Current stage:

Issue Prioritisation Development Selection Implementation

Improvement overview

In recognition of widespread concern about labour abuses in the global seafood supply chain, the MSC is working to extend our existing provisions on forced labour and provide greater assurance that forced and child labour violations are not taking place in fisheries and supply chain companies that hold MSC certificates.

Current status

Current consultations:

This consultation is now closed.

Off-shore supply chains

A solution for new fisheries and off-shore supply chain requirements was selected after public consultation in March 2018.  

As of August 2018, as part of the MSC assessment process, fisheries and off-shore supply chains will be required to provide a self-disclosure document that reports on measures, policies and practices in place to ensure absence of forced and child labour. 

The objective of the self-disclosure document is to require companies to communicate how they address any potential risk of forced or child labour. It is not a declaration of the absence of forced labour violations. The self-disclosure form will be made public and posted within or alongside the full assessment or surveillance report. 

The wording of the proposed new requirements will be open to public consultation in August 2018. We expect new supply chain requirements to be released by February 2019. 

Following extensive stakeholder consultation, the MSC Executive Committee has selected a proposed solution for providing greater assurance that forced and child labour are not taking place in supply chain companies that hold MSC certificates. 

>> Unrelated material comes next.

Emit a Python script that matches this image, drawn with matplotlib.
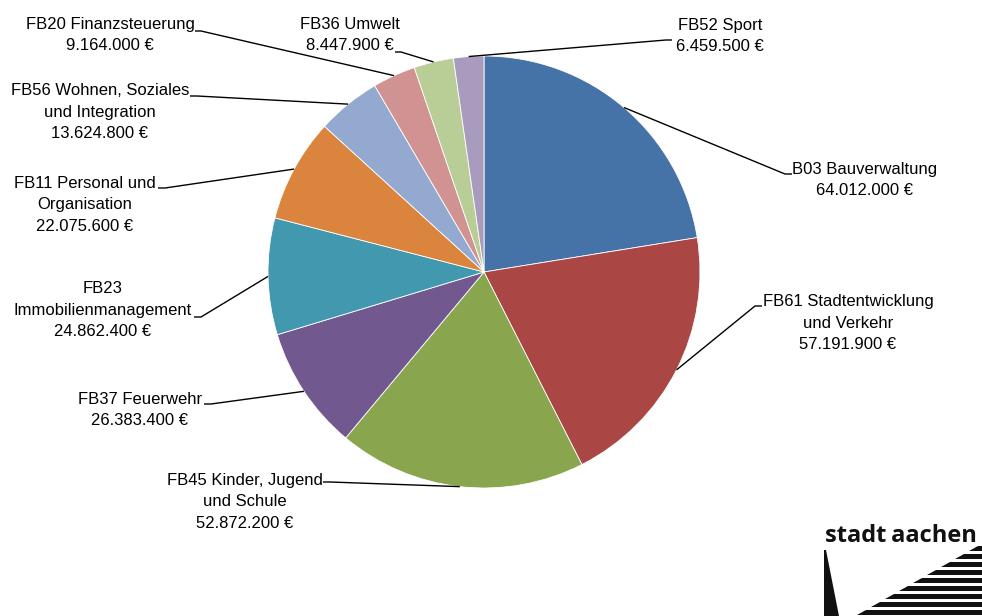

This risk-based approach will require certificate holders in high-risk countries who are engaged in certain scope activities to undergo an on-site audit against a recognised third-party labour program. 

The currently proposed programs are SAI’s (Social Accountability International) SA8000, BSCI (Business Social Compliance Initiative) or SEDEX SMETA (Supplier Ethical Data Exchange (SEDEX) Members’ Ethical Trade Audit).  

Certificate holders identified as ‘high risk’ will be required to show evidence that their audit meets the minimum requirements set by the MSC to have that audit recognised  in order to remain part of the MSC program.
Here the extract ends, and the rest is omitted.